When you pull data with get_*() functions, it is stored in the local database. If you run the same function again, it will check if there is already data for the same parameters and pull only the missing data. This way, you can keep your database up to date without pulling all data again.

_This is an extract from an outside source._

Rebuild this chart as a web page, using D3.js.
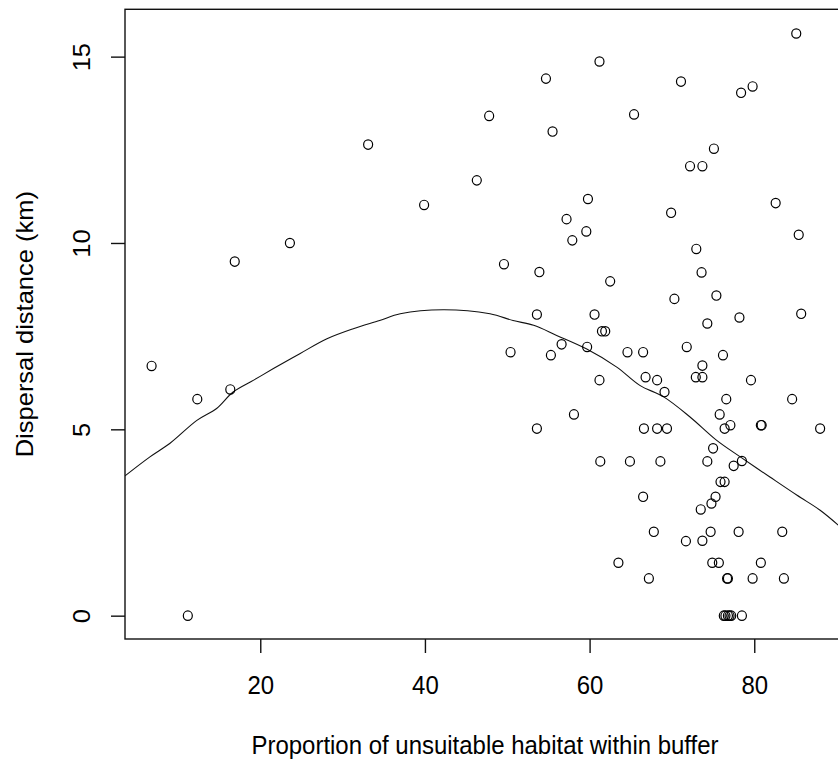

commits <- new_git_stats |>
  get_commits(
    since = "2025-06-01",
    until = "2025-06-30",
    verbose = TRUE,
    progress = FALSE
  )
#>  Parameters changed, I will pull data from API.
#>  Using cached commits 🕒 from "2025-06-01" to "2025-06-14".
#> → Pulling commits 🕒 from API for: "2025-06-15 to 2025-06-30".
#>  Data pulled in 11.5 secs
dplyr::glimpse(commits)
#> Rows: 62
#> Columns: 11
#> $ repo_name      <chr> "cohortBuilder", "GitStats", "GitStats", "GitAI", "ellm…
#> $ id             <chr> "C_kwDOHYNOFdoAKDc0OWM3NjNmZDFlYWU1M2EyMzFhYzk1NmE1ZTk0…
#> $ committed_date <dttm> 2025-06-03 10:37:29, 2025-06-13 07:32:02, 2025-06-03 0…
#> $ author         <chr> "Borys", "Maciej Banas", "Maciej Banaś", "Colin Gillesp…
#> $ author_login   <chr> "syroBx", "maciekbanas", "maciekbanas", "csgillespie", 
#> $ author_name    <chr> "Dawid Borysiak", "Maciej Banaś", "Maciej Banaś", "Coli…
#> $ additions      <int> 30, 3, 71, 1, 267, 1, 0, 41, 109, 2, 84, 11, 95, 7, 0, 
#> $ deletions      <int> 0, 1, 23, 0, 0, 1, 1, 0, 16, 2, 83, 6, 0, 0, 3, 1, 2, 6…
#> $ organization   <chr> "r-world-devs", "r-world-devs", "r-world-devs", "r-worl…
#> $ repo_url       <chr> "https://github.com/r-world-devs/cohortBuilder", "https…
#> $ api_url        <glue> "https://api.github.com/graphql", "https://api.github.…

Postgres Storage

For more permanent storage, you can set up a connection to your database with set_postgres_storage() function. Then, all data pulled with get_*() functions will be stored in the database and retrieved from there when you run the function again.